● **WHAT YOU ARE ASKED TO DO**
Copy exactly the lines that run from the top of the listing to the line containing "function pairs(xs, ys)", both ends included, and omit the pictures.

----------------------------------------

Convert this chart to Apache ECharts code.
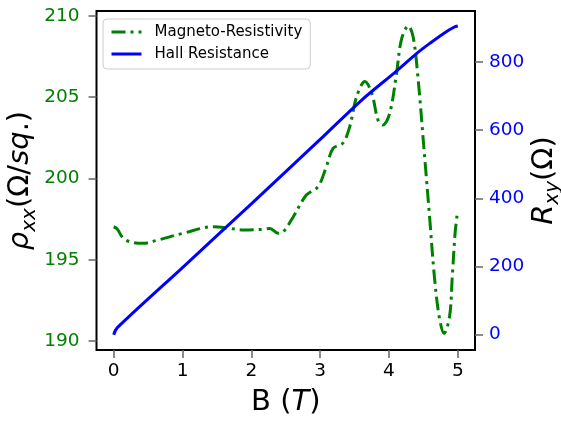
<!DOCTYPE html>
<html>
<head>
<meta charset="utf-8">
<script src="https://cdn.jsdelivr.net/npm/echarts@6/dist/echarts.min.js"></script>
<style>html,body{margin:0;padding:0;background:#fff;}#c{width:561px;height:422px;}</style>
</head>
<body>
<div id="c"></div>
<script>
// Magneto-resistivity (rho_xx, left axis)
var bRho = [0, 0.05, 0.14, 0.29, 0.43, 0.63, 1.01, 1.45, 1.69, 1.88, 2.17, 2.27, 2.39, 2.46, 2.61, 2.80, 2.97, 3.09, 3.19, 3.33, 3.43, 3.53, 3.65, 3.75, 3.84, 3.91, 4.01, 4.11, 4.18, 4.28, 4.35, 4.42, 4.51, 4.59, 4.66, 4.73, 4.80, 4.88, 4.92, 4.96, 4.99];
var rhoXX = [197.03, 196.9, 196.32, 196.05, 196.01, 196.2, 196.63, 197.03, 196.93, 196.83, 196.87, 196.93, 196.63, 196.7, 197.65, 198.98, 199.5, 200.73, 201.86, 202.17, 203.19, 205.03, 205.96, 205.24, 203.6, 203.29, 204.0, 206.47, 208.52, 209.38, 208.73, 206.27, 201.75, 197.65, 193.96, 191.5, 190.47, 191.5, 193.96, 196.6, 197.75];
// Hall resistance (R_xy, right axis)
var bHall = [0, 0.05, 1, 2, 3, 3.6, 4.1, 4.4, 4.6, 4.8, 4.95, 5.0];
var rXY = [0, 20, 197, 384, 573, 688, 772, 825, 856, 885, 903, 906];
// tick labels
var xTicks = [0, 1, 2, 3, 4, 5];
var leftTicks = [190, 195, 200, 205, 210];
var rightTicks = [0, 200, 400, 600, 800];

function pairs(xs, ys) { return xs.map(function (x, i) { return [x, ys[i]]; }); }

var FONT = 'DejaVu Sans';
var GREEN = '#008000', BLUE = '#0000ff';
var nameRich = {
  n: { fontSize: 29, fontFamily: FONT, color: '#000', lineHeight: 38 },
  it: { fontSize: 29, fontFamily: FONT, fontStyle: 'italic', color: '#000', lineHeight: 38 },
  sub: { fontSize: 20, fontFamily: FONT, fontStyle: 'italic', color: '#000', lineHeight: 20, verticalAlign: 'bottom' }
};
function ticks(vals) {
  return { show: true, inside: false, length: 8, customValues: vals, lineStyle: { color: '#666', width: 1.5 } };
}

var chart = echarts.init(document.getElementById('c'), null, { renderer: 'canvas' });
chart.setOption({
  animation: false,
  backgroundColor: '#fff',
  grid: { left: 96.5, right: 86, top: 11, bottom: 72, show: true, borderColor: '#000', borderWidth: 2, backgroundColor: 'transparent', outerBoundsMode: 'none' },
  legend: {
    orient: 'vertical', left: 103, top: 19,
    padding: [5.5, 8, 7.5, 7], itemGap: 7, itemWidth: 30, itemHeight: 14,
    backgroundColor: 'rgba(255,255,255,0.8)', borderColor: '#cccccc', borderWidth: 1, borderRadius: 4,
    itemStyle: { opacity: 0 },
    lineStyle: { width: 3 },
    textStyle: { fontFamily: FONT, fontSize: 15, color: '#000', padding: [0, 0, 0, 8] },
    data: ['Magneto-Resistivity', 'Hall Resistance']
  },
  xAxis: {
    type: 'value', min: -0.25, max: 5.25,
    name: '{n|B (}{it|T}{n|)}', nameLocation: 'middle', nameGap: 33, nameMoveOverlap: false,
    nameTextStyle: { rich: nameRich },
    axisLine: { show: false, onZero: false },
    axisTick: ticks(xTicks),
    axisLabel: { customValues: xTicks, color: '#000', fontSize: 18.5, fontFamily: FONT, margin: 12 },
    splitLine: { show: false }
  },
  yAxis: [
    {
      type: 'value', min: 189.45, max: 210.3, position: 'left',
      name: '{it|ρ}{sub|xx}{n|(Ω/}{it|sq}{n|.)}', nameLocation: 'middle', nameGap: 57, nameRotate: 90, nameMoveOverlap: false,
      nameTextStyle: { rich: nameRich },
      axisLine: { show: false, onZero: false },
      axisTick: ticks(leftTicks),
      axisLabel: { customValues: leftTicks, color: GREEN, fontSize: 18.5, fontFamily: FONT, margin: 17 },
      splitLine: { show: false }
    },
    {
      type: 'value', min: -45, max: 950, position: 'right',
      name: '{it|R}{sub|xy}{n|(Ω)}', nameLocation: 'middle', nameGap: 50, nameRotate: 90, nameMoveOverlap: false,
      nameTextStyle: { rich: nameRich },
      axisLine: { show: false, onZero: false },
      axisTick: ticks(rightTicks),
      axisLabel: { customValues: rightTicks, color: BLUE, fontSize: 18.5, fontFamily: FONT, margin: 14 },
      splitLine: { show: false }
    }
  ],
  series: [
    {
      name: 'Magneto-Resistivity', type: 'line', yAxisIndex: 0, symbol: 'none', smooth: 0.35,
      data: pairs(bRho, rhoXX),
      lineStyle: { color: GREEN, width: 3, type: [14, 5, 3, 5] }, itemStyle: { color: GREEN }, z: 2
    },
    {
      name: 'Hall Resistance', type: 'line', yAxisIndex: 1, symbol: 'none', smooth: 0.3,
      data: pairs(bHall, rXY),
      lineStyle: { color: BLUE, width: 3 }, itemStyle: { color: BLUE }, z: 3
    }
  ]
});
</script>
</body>
</html>
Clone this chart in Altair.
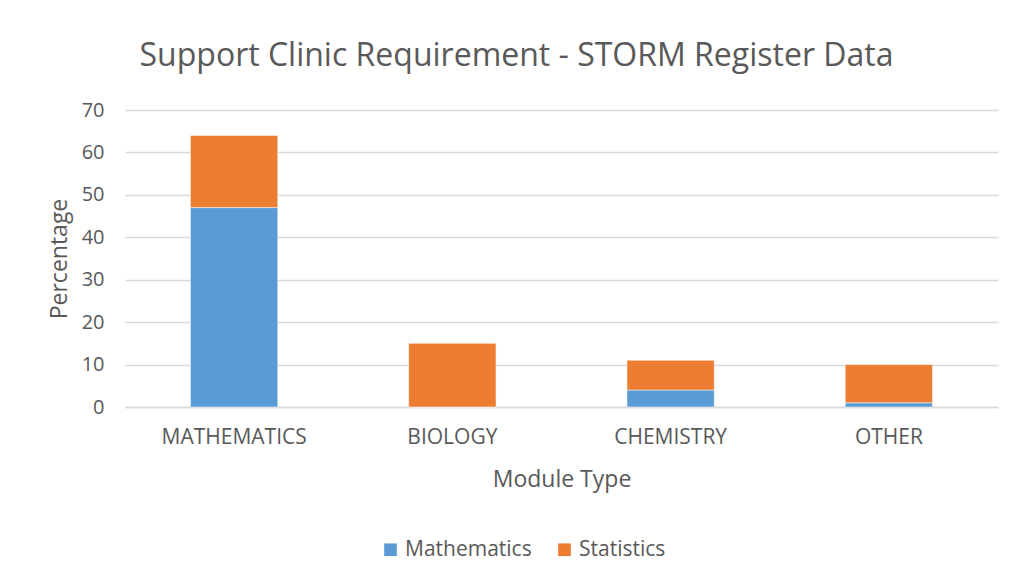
import altair as alt
import pandas as pd

categories = ["MATHEMATICS", "BIOLOGY", "CHEMISTRY", "OTHER"]
mathematics = [47, 0, 4, 1]
statistics = [17, 15, 7, 9]
series = ["Mathematics", "Statistics"]

rows = []
for c, m, s in zip(categories, mathematics, statistics):
    rows.append({"Module": c, "Series": "Mathematics", "Value": m, "order": 0})
    rows.append({"Module": c, "Series": "Statistics", "Value": s, "order": 1})
df = pd.DataFrame(rows)

FONT = "Open Sans"
GRAY = "#595959"

chart = alt.Chart(df).mark_bar(stroke="white", strokeWidth=0.5).encode(
    x=alt.X("Module:N", sort=categories,
            scale=alt.Scale(paddingInner=0.6, paddingOuter=0.3),
            axis=alt.Axis(title="Module Type", labelAngle=0, labelFontSize=21,
                          labelColor=GRAY, titleColor=GRAY, titleFontSize=23,
                          titleFontWeight="normal", labelPadding=19, titlePadding=21,
                          ticks=False, domainColor="#d9d9d9", domainWidth=1.5,
                          grid=False, labelFont=FONT, titleFont=FONT)),
    y=alt.Y("Value:Q", stack="zero",
            scale=alt.Scale(domain=[0, 70]),
            axis=alt.Axis(title="Percentage", values=[0, 10, 20, 30, 40, 50, 60, 70],
                          labelFontSize=20, labelColor=GRAY, titleColor=GRAY,
                          titleFontSize=23, titleFontWeight="normal", ticks=False,
                          domain=False, gridColor="#d9d9d9", gridWidth=1.5,
                          labelPadding=21, titlePadding=10,
                          labelFont=FONT, titleFont=FONT)),
    color=alt.Color("Series:N", sort=series,
                    scale=alt.Scale(domain=series, range=["#5B9BD5", "#ED7D31"]),
                    legend=alt.Legend(title=None, orient="none", direction="horizontal",
                                      legendX=255, legendY=429, symbolType="square",
                                      symbolSize=160, symbolStrokeWidth=0,
                                      labelFontSize=21, labelColor=GRAY, labelFont=FONT,
                                      columnPadding=22, labelOffset=4)),
    order=alt.Order("order:Q"),
).properties(
    width=873,
    height=297,
    title=alt.TitleParams("Support Clinic Requirement - STORM Register Data",
                          fontSize=32, font=FONT, color=GRAY, fontWeight="normal",
                          anchor="middle", dx=-45, offset=27),
    autosize=alt.AutoSizeParams(type="none"),
    padding={"left": 117, "top": 102, "right": 8, "bottom": 155},
).configure(background="white").configure_view(stroke=None, strokeWidth=0)

chart.save("out.html", embed_options={"renderer": "svg", "actions": False})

----------------------------------------

● **ANSWER TO THE TASK**
Convert this chart to Apache ECharts code.
<!DOCTYPE html>
<html>
<head>
<meta charset="utf-8">
<script src="https://cdn.jsdelivr.net/npm/echarts@6/dist/echarts.min.js"></script>
<style>html,body{margin:0;padding:0;background:#fff;}#c{width:561px;height:422px;}</style>
</head>
<body>
<div id="c"></div>
<script>
// Magneto-resistivity (rho_xx, left axis)
var bRho = [0, 0.05, 0.14, 0.29, 0.43, 0.63, 1.01, 1.45, 1.69, 1.88, 2.17, 2.27, 2.39, 2.46, 2.61, 2.80, 2.97, 3.09, 3.19, 3.33, 3.43, 3.53, 3.65, 3.75, 3.84, 3.91, 4.01, 4.11, 4.18, 4.28, 4.35, 4.42, 4.51, 4.59, 4.66, 4.73, 4.80, 4.88, 4.92, 4.96, 4.99];
var rhoXX = [197.03, 196.9, 196.32, 196.05, 196.01, 196.2, 196.63, 197.03, 196.93, 196.83, 196.87, 196.93, 196.63, 196.7, 197.65, 198.98, 199.5, 200.73, 201.86, 202.17, 203.19, 205.03, 205.96, 205.24, 203.6, 203.29, 204.0, 206.47, 208.52, 209.38, 208.73, 206.27, 201.75, 197.65, 193.96, 191.5, 190.47, 191.5, 193.96, 196.6, 197.75];
// Hall resistance (R_xy, right axis)
var bHall = [0, 0.05, 1, 2, 3, 3.6, 4.1, 4.4, 4.6, 4.8, 4.95, 5.0];
var rXY = [0, 20, 197, 384, 573, 688, 772, 825, 856, 885, 903, 906];
// tick labels
var xTicks = [0, 1, 2, 3, 4, 5];
var leftTicks = [190, 195, 200, 205, 210];
var rightTicks = [0, 200, 400, 600, 800];

function pairs(xs, ys) { return xs.map(function (x, i) { return [x, ys[i]]; }); }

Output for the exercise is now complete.